5. Checks and Balances

I have an easy record to go back and see what all I’ve done. I wouldn’t have completed a goal list (it would have stayed in my head), I wouldn’t state my word goals (they’d remain loose so I could find a way out of them if other things came up). When I do these things I have data to compare to. I promised to do ___ I accomplished ___. Or I wrote ___ words this month. I completed ____ short stories, novels, books read, pages edited. We state craft books we’re going to read to keep the info fresh. It’s not all about the word goals, but the continued education of writing.

Bottom line is that you’re going to want a writing partner. Or if you work in a creative field a project partner, or a fitness partner, or a something. Working in pairs gets so much done. I used to HATE group work in college because it felt like someone was always doing a little more and someone was slacking off. The beauty of this is that each person sets their own pace and the other person is there to listen, hand out praise, or offer a pep talk. Obviously the chemistry needs to work just right, and the optimal conditions need to be in place.

But if you find it, it’s a really awesome thing.
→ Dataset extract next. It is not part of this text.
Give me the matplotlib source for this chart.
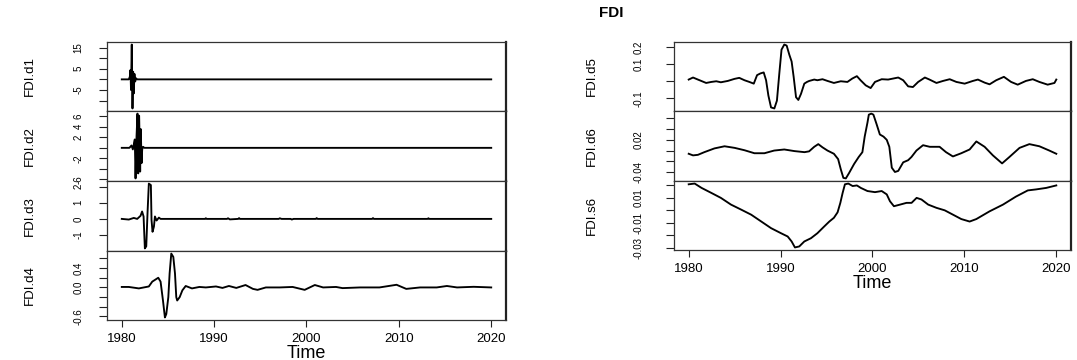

5 thoughts on “5 Reasons You Should Have A Writing Partner.

  1. Jeanette Gonzalez

    Thanks for this! I have a writing partner now, and he lives with me. But we could really use structure like this. 🙂 Excited to share this with him.

    1. Pam

      Tina, goals-partner-supreme aka the goddess of keeping me on track. I love this post. And it’s true, true, true. I’m the never-gonna-get-published-so-why-try gal, and you push me beyond that thinking. I would never have entered any contest in the last two years and finaled in one and won the other. Finding you has been one of the luckiest and best things to have EVER happened to me. So other writers out there, if you can get a Tina, do. But leave mine alone 😉

    2. Tina Post author

      Thank you, Jeanette!

      I’m thinking of doing a few more on the topic. Like how to find one (which you’ve already done!) and structuring the relationship.